Hanjin Shipping faces challenges even after unloading resumes

By 박한나
  • Published : Sept 11, 2016 - 16:32
  • Updated : Sept 11, 2016 - 16:32

[THE INVESTOR] Hanjin Shipping still faces financial challenges even after its container ship safely began unloading at the US port, industry watchers said Sunday.

Hanjin Shipping’s container ship Hanjin Greece was able to dock at the Port of Long Beach on Saturday after the US bankruptcy court granted the company provisional protection from creditors in the United States.

Still, market watchers said the cash-strapped shipping company needs an estimated 170 billion won ($150 million) to complete the unloading. The expenses include the costs of services from coast pilots and tug boats as well as lashing and cargo checks.
 


“In order to end the Hanjin Shipping trouble, it has to first deal with accounts payable to oil companies, unloading costs for terminal companies and railroad shipping expense,” the US-based lawyer Kim Jin-jeong told a local business newspaper Chosun Biz.

“The funding of 100 billion won to be provided by the group is too small to address the issue. The company desperately needs help from its creditors and the government,” he added.

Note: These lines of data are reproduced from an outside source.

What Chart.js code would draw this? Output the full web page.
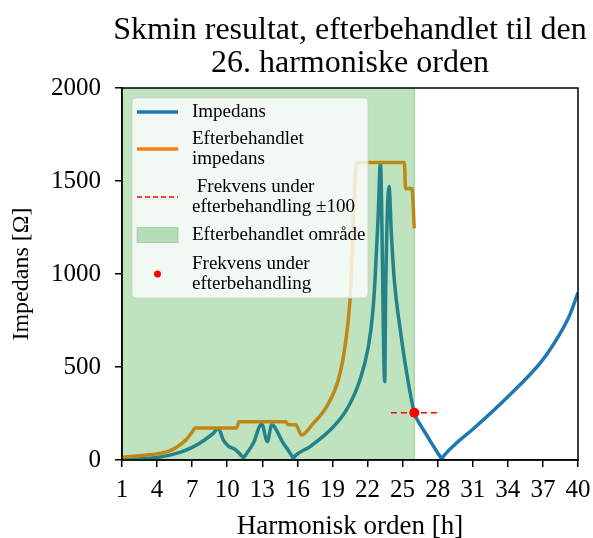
<!DOCTYPE html>
<html><head><meta charset="utf-8">
<script src="https://cdn.jsdelivr.net/npm/chart.js@4"></script>
<style>html,body{margin:0;padding:0;background:#fff}</style>
</head><body>
<canvas id="c" width="593" height="538"></canvas>
<script>
const titleLines = ["Skmin resultat, efterbehandlet til den", "26. harmoniske orden"];
const xLabel = "Harmonisk orden [h]";
const yLabel = "Impedans [\u03A9]";
const xTicks = [1,4,7,10,13,16,19,22,25,28,31,34,37,40];
const yTicks = [0,500,1000,1500,2000];

// Impedance (whole range)
const hImp = [1,2,3,4,5,6,7,8,8.8,9.24,9.67,10.1,10.67,11.2,11.38,11.55,12.23,12.95,13.43,13.8,14.8,15.5,15.65,15.8,17.08,18.8,20.2,21.35,22.07,22.44,22.64,22.9,23.1,23.47,23.55,23.84,24.05,24.3,24.8,25.35,26,26.5,27,27.5,28,28.2,28.35,28.5,29.5,31,34,37,38.5,39.3,40];
const zImp = [0,3,8,13,25,42,68,105,143,170,107,75,57,25,12,25,90,194,99,188,90,25,9,22,72,161,269,430,609,789,968,1300,1595,421,900,1470,1200,960,700,467,254,190,140,88,38,20,5,20,85,165,340,540,683,780,900];

// Post-processed impedance
const hPost = [1,2,3,4,5,5.7,6.5,7,7.25,10.8,11.0,15.0,15.2,15.85,16.35,17.36,18.5,19.5,20.07,20.5,21.07,25.15,25.25,25.8,26];
const zPost = [15,20,26,33,48,70,110,150,172,172,205,205,190,190,134,197,287,430,609,860,1600,1600,1460,1460,1245];

// Post-processed region and frequency marker
const regionH = [1, 26];
const regionTop = 2000;
const markerH = 26;
const markerZ = 254;
const markerRange = [24, 28];

const legendItems = [
  {type:'line', color:'#1f77b4', lines:["Impedans"]},
  {type:'line', color:'#ff7f0e', lines:["Efterbehandlet","impedans"]},
  {type:'dash', color:'#ff0000', lines:[" Frekvens under","efterbehandling \u00B1100"]},
  {type:'patch', color:'rgba(44,160,44,0.3)', lines:["Efterbehandlet omr\u00E5de"]},
  {type:'dot', color:'#ff0000', lines:["Frekvens under","efterbehandling"]}
];

const SERIF = "'Liberation Serif', 'Times New Roman', serif";
const pts = (xs, ys) => xs.map((x,i)=>({x:x, y:ys[i]}));

const customPlugin = {
  id: 'custom',
  afterDatasetsDraw(chart) {
    const ctx = chart.ctx, a = chart.chartArea;
    ctx.save();
    ctx.strokeStyle = '#000'; ctx.lineWidth = 1.5;
    ctx.strokeRect(a.left, a.top, a.right - a.left, a.bottom - a.top);
    const bx = a.left + 10, by = a.top + 10, bw = 236, bh = 200;
    ctx.beginPath();
    if (ctx.roundRect) ctx.roundRect(bx, by, bw, bh, 4); else ctx.rect(bx, by, bw, bh);
    ctx.fillStyle = 'rgba(255,255,255,0.8)'; ctx.fill();
    ctx.strokeStyle = 'rgba(204,204,204,0.8)'; ctx.lineWidth = 1; ctx.stroke();
    ctx.font = "19px " + SERIF;
    ctx.textBaseline = 'middle'; ctx.textAlign = 'left';
    const hx0 = bx + 5, hx1 = bx + 46, tx = bx + 60;
    const lh = 20.5;
    const centers = [14, 51, 99, 137, 176];
    legendItems.forEach((it, i) => {
      const cy = by + centers[i];
      const n = it.lines.length;
      ctx.save();
      if (it.type === 'line' || it.type === 'dash') {
        ctx.strokeStyle = it.color; ctx.lineWidth = it.type==='line' ? 3.5 : 1.5;
        ctx.setLineDash(it.type==='dash' ? [5,3] : []);
        ctx.beginPath(); ctx.moveTo(hx0, cy); ctx.lineTo(hx1, cy); ctx.stroke();
      } else if (it.type === 'patch') {
        ctx.fillStyle = it.color; ctx.fillRect(hx0, cy-7.5, hx1-hx0, 15);
        ctx.strokeStyle = 'rgba(44,160,44,0.3)'; ctx.lineWidth=1; ctx.strokeRect(hx0, cy-7.5, hx1-hx0, 15);
      } else if (it.type === 'dot') {
        ctx.fillStyle = it.color; ctx.beginPath(); ctx.arc((hx0+hx1)/2, cy, 3.5, 0, Math.PI*2); ctx.fill();
      }
      ctx.restore();
      ctx.fillStyle = '#000';
      it.lines.forEach((t, j) => {
        ctx.fillText(t, tx, cy + (j - (n-1)/2) * lh);
      });
    });
    ctx.restore();
  },
  afterDraw(chart) {
    const ctx = chart.ctx, a = chart.chartArea;
    ctx.save();
    ctx.font = "32px " + SERIF;
    ctx.fillStyle = '#000'; ctx.textAlign = 'center'; ctx.textBaseline = 'middle';
    const cx = (a.left + a.right) / 2;
    ctx.fillText(titleLines[0], cx, 31);
    ctx.fillText(titleLines[1], cx, 64);
    ctx.restore();
  }
};

new Chart(document.getElementById('c'), {
  type: 'line',
  data: {
    datasets: [
      {label:'Impedans', data: pts(hImp, zImp), borderColor:'#1f77b4', borderWidth:3.5, pointRadius:0, cubicInterpolationMode:'monotone', fill:false, order:4},
      {label:'Efterbehandlet impedans', data: pts(hPost, zPost), borderColor:'#ff7f0e', borderWidth:3.5, pointRadius:0, cubicInterpolationMode:'monotone', fill:false, order:3},
      {label:'Efterbehandlet område', data: [{x:regionH[0], y:regionTop},{x:regionH[1], y:regionTop}], borderColor:'rgba(0,0,0,0)', borderWidth:1, backgroundColor:'rgba(44,160,44,0.3)', fill:'origin', pointRadius:0, order:2},
      {label:'edge', data: [{x:regionH[1], y:0},{x:regionH[1], y:regionTop}], borderColor:'rgba(44,160,44,0.4)', borderWidth:1.2, pointRadius:0, fill:false, order:2},
      {label:'Frekvens under efterbehandling ±100', data: [{x:markerRange[0], y:markerZ},{x:markerRange[1], y:markerZ}], borderColor:'#ff0000', borderWidth:1.5, borderDash:[6,4], pointRadius:0, fill:false, order:1},
      {label:'Frekvens under efterbehandling', data: [{x:markerH, y:markerZ}], showLine:false, pointRadius:5, pointBackgroundColor:'#ff0000', pointBorderWidth:0, borderColor:'#ff0000', order:0}
    ]
  },
  options: {
    responsive: false, animation: false,
    layout: {padding: {top: 88, right: 15, left: 0, bottom: 0}},
    plugins: {
      legend: {display:false}, title: {display:false}, tooltip: {enabled:false},
      filler: {drawTime: 'beforeDatasetDraw'}
    },
    scales: {
      x: {
        type:'linear', min:1, max:40,
        afterBuildTicks: s => { s.ticks = xTicks.map(v => ({value:v})); },
        afterFit: s => { s.height = 78; s.paddingLeft = 0; s.paddingRight = 0; },
        ticks: {autoSkip:false, maxRotation:0, color:'#000', padding:8, font:{family:SERIF, size:25}, callback: v => String(v)},
        grid: {drawOnChartArea:false, drawTicks:true, tickLength:7, color:'#000', lineWidth:1.5},
        border: {display:true, color:'#000', width:1.5},
        title: {display:true, text:xLabel, color:'#000', font:{family:SERIF, size:27, lineHeight:1.0}, padding:{top:0, bottom:-2}}
      },
      y: {
        min:0, max:2000,
        afterBuildTicks: s => { s.ticks = yTicks.map(v => ({value:v})); },
        afterFit: s => { s.width = 122; },
        ticks: {color:'#000', padding:14, font:{family:SERIF, size:25}, callback: v => String(v)},
        grid: {drawOnChartArea:false, drawTicks:true, tickLength:7, color:'#000', lineWidth:1.5},
        border: {display:true, color:'#000', width:1.5},
        title: {display:true, text:yLabel, color:'#000', font:{family:SERIF, size:24, lineHeight:1.0}, padding:{top:10, bottom:0}}
      }
    }
  },
  plugins: [customPlugin]
});
</script>
</body></html>
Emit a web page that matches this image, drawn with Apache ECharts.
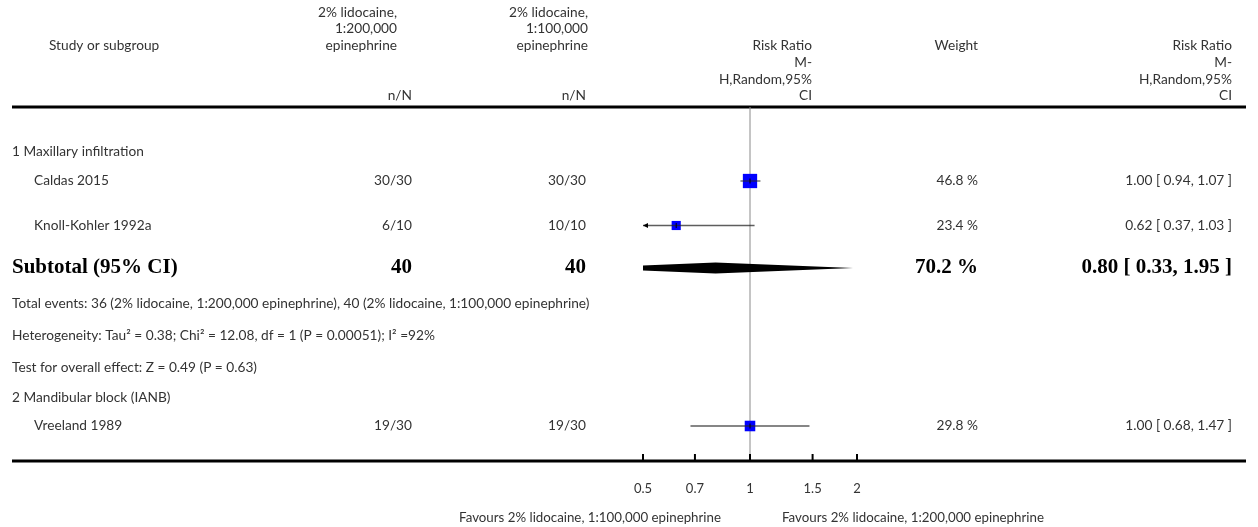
<!DOCTYPE html>
<html><head><meta charset="utf-8">
<script src="https://cdn.jsdelivr.net/npm/echarts@6/dist/echarts.min.js"></script>
<style>html,body{margin:0;padding:0;background:#fff}#c{width:1258px;height:527px}</style>
</head><body><div id="c"></div>
<script>
// ---------- data ----------
const groupNames = ['1 Maxillary infiltration', '2 Mandibular block (IANB)'];
const studyNames = ['Caldas 2015', 'Knoll-Kohler 1992a', 'Vreeland 1989'];
const eventsLowEpi = ['30/30', '6/10', '19/30'];    // 2% lidocaine, 1:200,000 epinephrine
const eventsHighEpi = ['30/30', '10/10', '19/30'];  // 2% lidocaine, 1:100,000 epinephrine
const riskRatio = [1.00, 0.62, 1.00];
const ciLower = [0.94, 0.37, 0.68];
const ciUpper = [1.07, 1.03, 1.47];
const weightPct = [46.8, 23.4, 29.8];
const subtotalN = [40, 40];
const subtotalRR = [0.80, 0.33, 1.95];  // estimate, lower, upper
const subtotalWeight = 70.2;
const subtotalNotes = [
  'Total events: 36 (2% lidocaine, 1:200,000 epinephrine), 40 (2% lidocaine, 1:100,000 epinephrine)',
  'Heterogeneity: Tau\u00b2 = 0.38; Chi\u00b2 = 12.08, df = 1 (P = 0.00051); I\u00b2 =92%',
  'Test for overall effect: Z = 0.49 (P = 0.63)'
];
const axisTicks = [0.5, 0.7, 1, 1.5, 2];
const axisTickLabels = ['0.5', '0.7', '1', '1.5', '2'];
const favourLabels = ['Favours 2% lidocaine, 1:100,000 epinephrine', 'Favours 2% lidocaine, 1:200,000 epinephrine'];
const headerA = ['2% lidocaine,', '1:200,000', 'epinephrine'];
const headerB = ['2% lidocaine,', '1:100,000', 'epinephrine'];
const headerRR = ['Risk Ratio', 'M-', 'H,Random,95%', 'CI'];

// ---------- layout (px from the header rule) ----------
const rowGroup = [45, 291];
const rowStudy = [74, 118.5, 319];
const rowSubtotal = 161;
const rowNotes = [197, 229, 261];
const FONT = 'Lato, "Open Sans", sans-serif';
const SERIF = '"Liberation Serif", "DejaVu Serif", serif';
const TXT = '#333';
const BODY = '13.7px ';
const colName = 34, colGroup = 12, colA = 412, colB = 586, colW = 978, colRR = 1232;

const fmt2 = v => v.toFixed(2);
const rrText = (r, l, u) => fmt2(r) + ' [ ' + fmt2(l) + ', ' + fmt2(u) + ' ]';

const chart = echarts.init(document.getElementById('c'), null, {renderer: 'canvas'});
const xMin = axisTicks[0], xMax = axisTicks[axisTicks.length - 1];

function txt(x, y, s, align, size) {
  return {type: 'text', style: {x: x, y: y, text: s, fill: TXT, font: (size || BODY) + FONT, align: align || 'left', verticalAlign: 'middle'}};
}

// header graphics
const HL = [12.5, 29, 46, 63, 79.5, 96];
const headerEls = [];
headerA.forEach((s, i) => headerEls.push(txt(397, HL[i], s, 'right')));
headerB.forEach((s, i) => headerEls.push(txt(588, HL[i], s, 'right')));
headerEls.push(txt(49, HL[2], 'Study or subgroup', 'left'));
headerEls.push(txt(colA, HL[5], 'n/N', 'right'));
headerEls.push(txt(colB, HL[5], 'n/N', 'right'));
headerRR.forEach((s, i) => headerEls.push(txt(812, HL[2 + i], s, 'right')));
headerEls.push(txt(colW, HL[2], 'Weight', 'right'));
headerRR.forEach((s, i) => headerEls.push(txt(colRR, HL[2 + i], s, 'right')));
headerEls.push(txt(721, 518, favourLabels[0], 'right', '13.3px '));
headerEls.push(txt(782, 518, favourLabels[1], 'left', '13.3px '));
// table rules
headerEls.push({type: 'line', shape: {x1: 12, y1: 107, x2: 1246, y2: 107}, style: {stroke: '#000', lineWidth: 3}});
headerEls.push({type: 'line', shape: {x1: 12, y1: 461, x2: 1246, y2: 461}, style: {stroke: '#000', lineWidth: 3}});

// study rows data
const studyData = studyNames.map((n, i) => [riskRatio[i], ciLower[i], ciUpper[i], rowStudy[i], weightPct[i], i]);

const option = {
  animation: false,
  grid: {left: 643, right: 1258 - 857, top: 107, bottom: 527 - 461},
  xAxis: {type: 'log', logBase: 10, min: xMin, max: xMax, show: false},
  yAxis: {type: 'value', min: 0, max: 354, inverse: true, show: false},
  graphic: headerEls,
  series: [
    { // reference line at RR = 1
      type: 'custom', data: [[1]], silent: true, z: 1,
      renderItem: (p, api) => {
        const a = api.coord([api.value(0), 0]), b = api.coord([api.value(0), 354]);
        return {type: 'line', shape: {x1: a[0], y1: a[1], x2: b[0], y2: b[1]}, style: {stroke: '#8a8a8a', lineWidth: 1}};
      }
    },
    { // axis ticks and labels
      type: 'custom', data: axisTicks.map((t, i) => [t, i]), silent: true, z: 3,
      renderItem: (p, api) => {
        const c = api.coord([api.value(0), 354]);
        return {type: 'group', children: [
          {type: 'line', shape: {x1: c[0], y1: c[1] - 7, x2: c[0], y2: c[1]}, style: {stroke: '#000', lineWidth: 2}},
          {type: 'text', style: {x: c[0], y: c[1] + 28, text: axisTickLabels[api.value(1)], fill: TXT, font: '13px ' + FONT, align: 'center', verticalAlign: 'middle'}}
        ]};
      }
    },
    { // study squares and CIs
      type: 'custom', data: studyData, silent: true, z: 4,
      renderItem: (p, api) => {
        const rr = api.value(0), lo = api.value(1), hi = api.value(2), y = api.value(3), w = api.value(4);
        const c = api.coord([rr, y]);
        const l = api.coord([Math.max(lo, xMin), y]), r = api.coord([Math.min(hi, xMax), y]);
        const s = 4 + 0.22 * w;
        const kids = [
          {type: 'rect', shape: {x: c[0] - s / 2, y: c[1] - s / 2, width: s, height: s}, style: {fill: '#0000ff'}},
          {type: 'line', shape: {x1: l[0], y1: c[1], x2: r[0], y2: c[1]}, style: {stroke: 'rgba(40,40,40,0.75)', lineWidth: 1.3}},
          {type: 'line', shape: {x1: c[0], y1: c[1] - 2.5, x2: c[0], y2: c[1] + 2.5}, style: {stroke: '#000', lineWidth: 1}}
        ];
        if (lo < xMin) kids.push({type: 'polygon', shape: {points: [[l[0], c[1]], [l[0] + 5, c[1] - 2.5], [l[0] + 5, c[1] + 2.5]]}, style: {fill: '#000'}});
        if (hi > xMax) kids.push({type: 'polygon', shape: {points: [[r[0], c[1]], [r[0] - 5, c[1] - 2.5], [r[0] - 5, c[1] + 2.5]]}, style: {fill: '#000'}});
        return {type: 'group', children: kids};
      }
    },
    { // subtotal diamond
      type: 'custom', data: [[subtotalRR[0], subtotalRR[1], subtotalRR[2], rowSubtotal]], silent: true, z: 4, clip: true,
      renderItem: (p, api) => {
        const y = api.value(3);
        const c = api.coord([api.value(0), y]), l = api.coord([api.value(1), y]), r = api.coord([api.value(2), y]);
        return {type: 'polygon', shape: {points: [[l[0], c[1]], [c[0], c[1] - 5.5], [r[0], c[1]], [c[0], c[1] + 5.5]]}, style: {fill: '#000'}};
      }
    },
    { // table text for study rows
      type: 'custom', data: studyData, silent: true, z: 5,
      renderItem: (p, api) => {
        const i = api.value(5);
        const y = api.coord([1, api.value(3)])[1];
        return {type: 'group', children: [
          txt(colName, y, studyNames[i]),
          txt(colA, y, eventsLowEpi[i], 'right'),
          txt(colB, y, eventsHighEpi[i], 'right'),
          txt(colW, y, weightPct[i].toFixed(1) + ' %', 'right'),
          txt(colRR, y, rrText(riskRatio[i], ciLower[i], ciUpper[i]), 'right')
        ]};
      }
    },
    { // group headings, subtotal and notes
      type: 'custom', data: [[0]], silent: true, z: 5,
      renderItem: (p, api) => {
        const Y = v => api.coord([1, v])[1];
        const bold = (x, y, s, align) => ({type: 'text', style: {x: x, y: y, text: s, fill: '#000', font: 'bold 21px ' + SERIF, align: align, verticalAlign: 'middle'}});
        const kids = [];
        groupNames.forEach((g, i) => kids.push(txt(colGroup, Y(rowGroup[i]), g)));
        const ys = Y(rowSubtotal);
        kids.push(bold(colGroup, ys, 'Subtotal (95% CI)', 'left'));
        kids.push(bold(colA, ys, String(subtotalN[0]), 'right'));
        kids.push(bold(colB, ys, String(subtotalN[1]), 'right'));
        kids.push(bold(colW, ys, subtotalWeight.toFixed(1) + ' %', 'right'));
        kids.push(bold(colRR, ys, rrText(subtotalRR[0], subtotalRR[1], subtotalRR[2]), 'right'));
        subtotalNotes.forEach((s, i) => kids.push(txt(colGroup, Y(rowNotes[i]), s)));
        return {type: 'group', children: kids};
      }
    }
  ]
};
chart.setOption(option);
</script></body></html>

Earlier, Hanjin Group, the parent company of the nation’s leading container shipping line, pledged to provide some 100 billion won, including 40 billion won of group chairman Cho Yang-ho’s personal assets, to the shipper, to help ease the cargo crisis triggered by the shipper’s receivership.

The board of directors of Korean Air, Hanjin Shipping’s biggest shareholder, also approved a proposed 60 billion won in assistance for its affiliate earlier on the condition that the loan be extended in exchange for collateral.

Creditors of Hanjin Shipping, led by the state-run Korea Development Bank, said it would not extend fresh financial aid to the ailing shipper currently under court receivership, calling on the shipper to provide collateral for any funding.

Some of Hanjin’s 128 ships are still stranded at sea as they were blocked from entering ports in China, Canada and many other nations, as lashing service firms and port workers refused to work for the shipper out of concerns that they would not be paid.